Canada’s Oil Sands Innovation Alliance (COSIA) has partnered with Eavor Technologies Inc. and C-FER Technologies to conduct an assessment on the potential for using geothermal energy rather than natural gas to heat water for mining, set to be complete by early 2022. The project was established to curb greenhouse gas emissions in oil production while demand for the energy source is still high.
This could be just what Canada’s oil industry needed, as oil sands typically require greater energy in the mining process due to the viscous nature of the substance, often leading to the release of higher levels of greenhouse gasses. The difficult extraction method means production often creates three to five times as many CO2 emissions per barrel of oil equivalent than other crudes.
C-FER Technologies and COSIA previously carried out an assessment with promising results, hoping a second study will scale the project to the commercial level.
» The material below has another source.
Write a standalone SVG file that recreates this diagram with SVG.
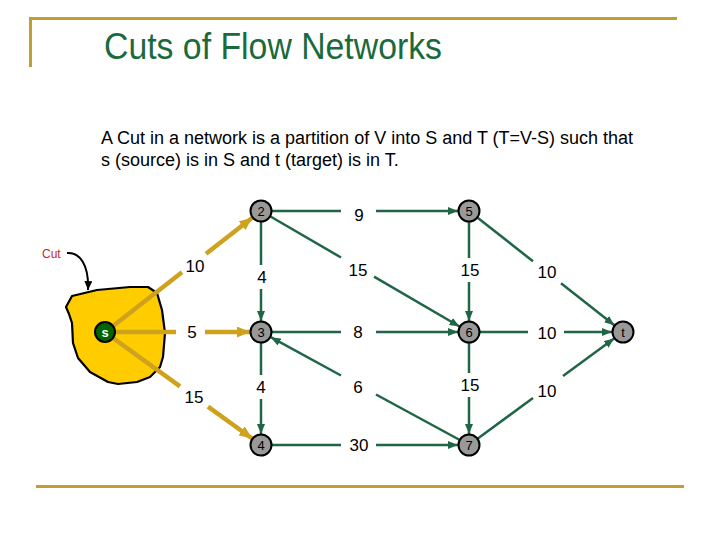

The preliminary study suggests it is possible to use Enhanced Geothermal Systems (EGS), through C-FER’s Eavor-Loop™, in oil sands extraction. The technology collects heat from below the earth’s surface using deep a subsurface heat exchanger, or radiator. C-FER believes it offers the potential to reduce greenhouse gas emissions by 60 kilotonnes of CO2 over a project lifecycle of three decades.
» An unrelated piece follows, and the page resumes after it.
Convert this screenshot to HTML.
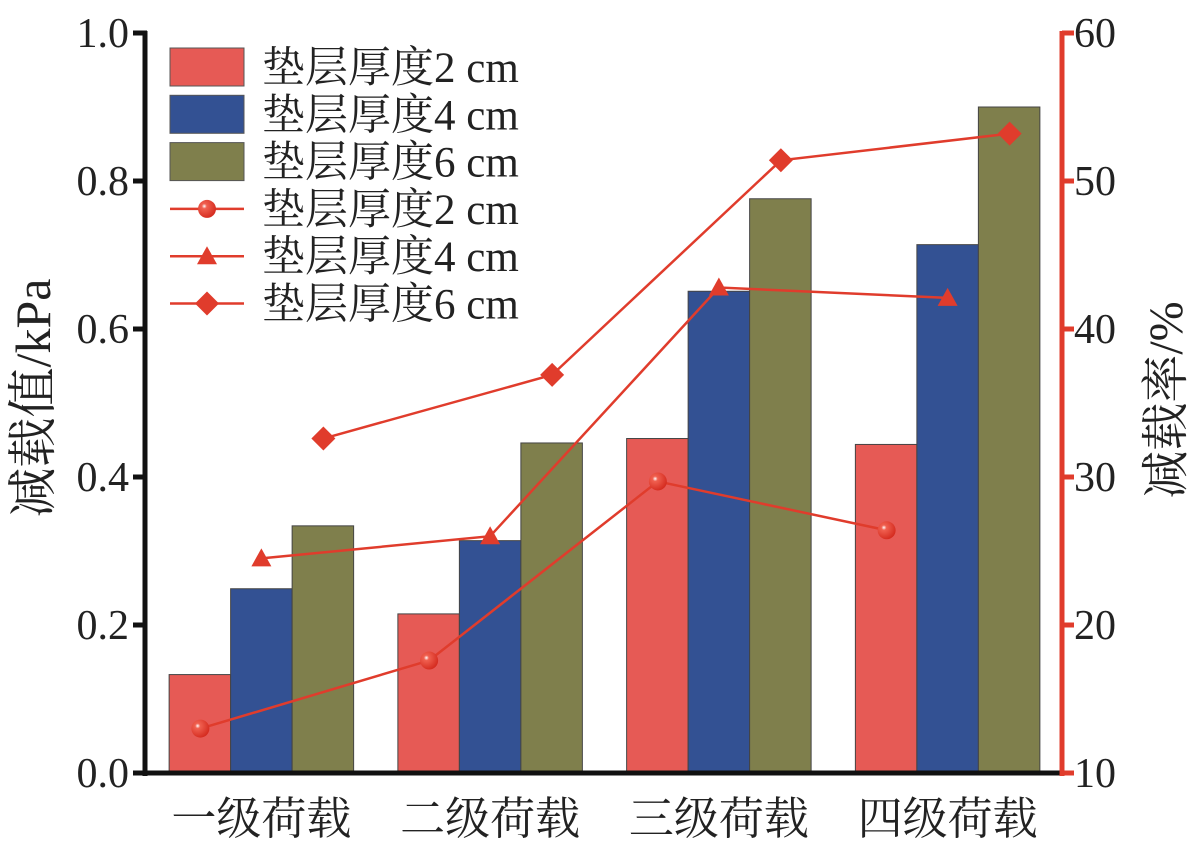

Robert Mugo, Director of Greenhouse Gases at COSIA, stated of the project, “this is an exciting step forward in the potential application of this clean energy solution and one of several avenues of innovation that COSIA and its members are pursuing to support the sustainable development of the oil sands through reducing emissions.”
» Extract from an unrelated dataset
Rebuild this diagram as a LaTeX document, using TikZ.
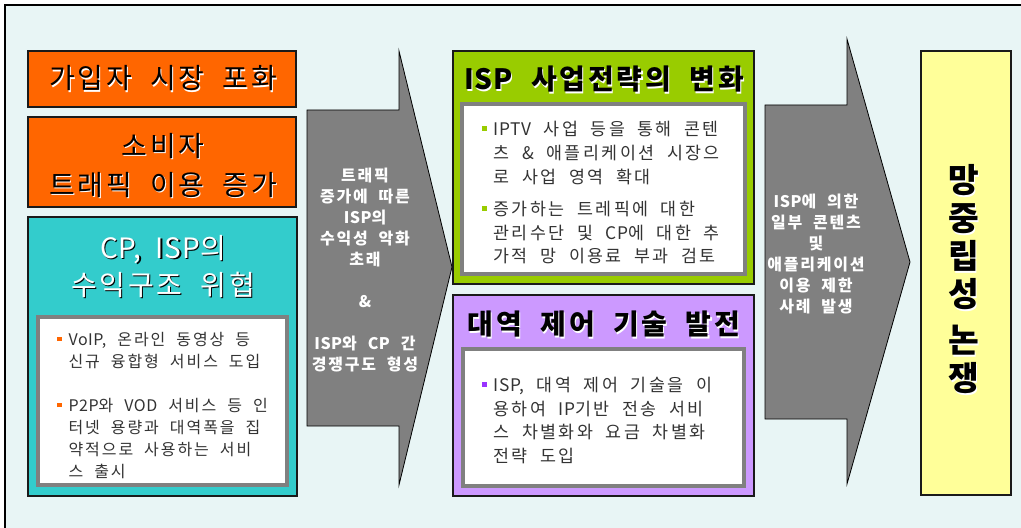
\documentclass[tikz,border=0pt]{standalone}
\usepackage{fontspec}
\setmainfont{Noto Sans CJK KR}[WordSpace=2]
\definecolor{bgc}{HTML}{E8F5F5}
\definecolor{orng}{HTML}{FF6600}
\definecolor{tealc}{HTML}{33CCCC}
\definecolor{grn}{HTML}{99CC00}
\definecolor{prp}{HTML}{CC99FF}
\definecolor{ylw}{HTML}{FFFF99}
\definecolor{gry}{HTML}{808080}
\definecolor{txt}{HTML}{333333}
\definecolor{bprp}{HTML}{9933FF}
\definecolor{edge}{HTML}{1A1A1A}
\newcommand\shw[2]{\rlap{\kern0.9pt\raisebox{-0.9pt}{\textcolor{#1}{#2}}}#2}
\newcommand\bul[1]{\makebox[8.5pt][l]{\textcolor{#1}{\rule[0.28em]{3.2pt}{3.2pt}}}}
\newcommand\ind{\hspace*{8.5pt}}
\newcommand\lat[1]{{\addfontfeature{LetterSpace=3}#1}}
\tikzset{
  box/.style={draw=edge, line width=0.9pt},
  inbox/.style={draw=gry, fill=white, line width=2.4pt},
  arr/.style={draw=black, fill=gry, line width=0.6pt, line join=miter},
  ttl/.style={inner sep=0pt, align=center, font=\fontsize{21}{29}\selectfont\addfontfeature{LetterSpace=10}},
  ttlb/.style={inner sep=0pt, align=center, font=\fontsize{21}{29}\selectfont\bfseries\addfontfeature{LetterSpace=10}},
  bltxt/.style={inner sep=0pt, align=left, text=txt, anchor=north west},
  arrtxt/.style={inner sep=0pt, align=center, text=white, font=\fontsize{12}{15.8}\selectfont\bfseries\addfontfeature{LetterSpace=11}},
}
\begin{document}
\begin{tikzpicture}[x=0.75pt,y=-0.75pt]
\useasboundingbox (0,0) rectangle (1021,528);
\fill[white] (0,0) rectangle (1021,528);
\fill[bgc] (5,5) rectangle (1021,528);
\draw[line width=1.5pt] (5,528) -- (5,5) -- (1021,5);

% left column
\draw[box, fill=orng] (28,51) rectangle (296,107);
\node[ttl] (t1) at (163,79) {\shw{white}{가입자 시장 포화}};
\draw[box, fill=orng] (28,117) rectangle (296,207);
\node[ttl] (t2) at (163,166) {\shw{white}{소비자}\\\shw{white}{트래픽 이용 증가}};
\draw[box, fill=tealc] (28,217) rectangle (297,496);
\node[ttl, text=white, font=\fontsize{21}{28}\selectfont\addfontfeature{LetterSpace=10}] (t3) at (163,267) {\shw{black}{\lat{CP, ISP}의}\\\shw{black}{수익구조 위협}};
\draw[inbox] (38,317) rectangle (287,485);
\node[bltxt, font=\fontsize{12}{16.5}\selectfont\addfontfeature{LetterSpace=12}] (b3) at (57,332) {\bul{orng}\lat{VoIP,} 온라인 동영상 등\\\ind 신규 융합형 서비스 도입\\[16.5pt]\bul{orng}\lat{P2P}와 \lat{VOD} 서비스 등 인\\\ind 터넷 용량과 대역폭을 집\\\ind 약적으로 사용하는 서비\\\ind 스 출시};

% first arrow
\draw[arr] (307,110) -- (399,110) -- (399,51) -- (452,267) -- (399,485) -- (399,426) -- (307,426) -- cycle;
\node[arrtxt] (a1) at (365,270) {트래픽\\증가에 따른\\\lat{ISP}의\\수익성 악화\\초래\\[15.8pt]\&\\[15.8pt]\lat{ISP}와 \lat{CP} 간\\경쟁구도 형성};

% middle column
\draw[box, fill=grn] (453,51) rectangle (754,284);
\node[ttlb] (g) at (604,80) {\shw{white}{\lat{ISP} 사업전략의 변화}};
\draw[inbox] (462,104) rectangle (745,274);
\node[bltxt, font=\fontsize{13}{17.8}\selectfont\addfontfeature{LetterSpace=14}] (gb) at (482,121) {\bul{grn}\lat{IPTV} 사업 등을 통해 콘텐\\\ind 츠 \& 애플리케이션 시장으\\\ind 로 사업 영역 확대\\[6.5pt]\bul{grn}증가하는 트레픽에 대한\\\ind 관리수단 및 \lat{CP}에 대한 추\\\ind 가적 망 이용료 부과 검토};
\draw[box, fill=prp] (453,295) rectangle (754,496);
\node[ttlb] (p) at (604,325) {\shw{white}{대역 제어 기술 발전}};
\draw[inbox] (463,349) rectangle (744,486);
\node[bltxt, font=\fontsize{13}{17.6}\selectfont\addfontfeature{LetterSpace=14}] (pb) at (482,377) {\bul{bprp}\lat{ISP,} 대역 제어 기술을 이\\\ind 용하여 \lat{IP}기반 전송 서비\\\ind 스 차별화와 요금 차별화\\\ind 전략 도입};

% second arrow
\draw[arr] (765,105) -- (847,105) -- (847,39) -- (910,262) -- (847,484) -- (847,419) -- (765,419) -- cycle;
\node[arrtxt] (a2) at (816,254) {\lat{ISP}에 의한\\일부 콘텐츠\\및\\애플리케이션\\이용 제한\\사례 발생};

% right box
\draw[box, fill=ylw] (921,51) rectangle (1011,495);
\node[ttlb, font=\fontsize{25}{28.5}\selectfont\bfseries] (y) at (964,280) {\shw{white}{망}\\\shw{white}{중}\\\shw{white}{립}\\\shw{white}{성}\\[6pt]\shw{white}{논}\\\shw{white}{쟁}};
\end{tikzpicture}
\end{document}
However, this is not Canada’s first foray with geothermal power, have long discussed the potential for transferring knowledge and expertise from the oil and gas industry for the development of geothermal energy across Canada. There are around 100,000 shallow geothermal heating and cooling installations, using heat from a few meters underground, across Canada. However, the use of this technology has been limited so far due to the high set-up costs, around $20,000 per household. With the ease of availability and reliable costs of gas heating alternatives, few consumers have made the investment. However, with oil and gas prices rising and the potential for significantly reduced production within the next few decades, it could encourage the greater uptake of geothermal technologies. Following increasing international pressure from the international community to reduce carbon emissions, as well as disappointment from several canceled oil and pipeline projects with the U.S. over concerns around climate change, Canada’s oil industry finally seems to be turning towards renewable energy companies to move forward with more sustainable production methods.
Rising oil and gas prices in recent months have encouraged consumers to look towards renewable alternatives, as governments around the world offer subsidies for those looking to transition away from fossil fuels. This presents Canadian oil firms with an opportunity that has long been overlooked, the potential to incorporate renewable power into oil and gas production.
Mike Freeborn, managing director of the Canadian Imperial Bank of Commerce’s energy, infrastructure, and transition group explains, “In a strange way, these high prices have actually enabled a lot of our clients to pursue some of these transition-related issues more quickly than they otherwise would have.”
Demand for oil and gas is up, as we are seeing increased shortages globally, forcing the world’s oil-producing countries to ramp up production at a time when the pressure to reduce emissions and move away from fossil fuels is mounting. There is increasing interest in carbon capture and storage technologies, with Pembina Pipeline Corp. and TC Energy Corp. announcing plans to use their network of pipelines to transport and store around 20 million tonnes of CO2 annually. But now oil companies are looking for new solutions for greenhouse gas reduction in their production methods, so they can keep pumping for longer.
In addition to supporting the longevity of the oil and gas sector, merging renewable energy technologies with fossil fuel production methods could enhance training opportunities, providing those in the sector with employment prospects as the world undergoes an inevitable energy transition.
Does this mark a geothermal energy boom in Canada, as renewable energy companies finally seem to have the country’s oil firms on their side? As oil and gas costs rise alongside demand, and international pressure to curb fossil fuel production mounts, investment in geothermal powered-production methods has the potential to prolong the life of Canada’s oil industry.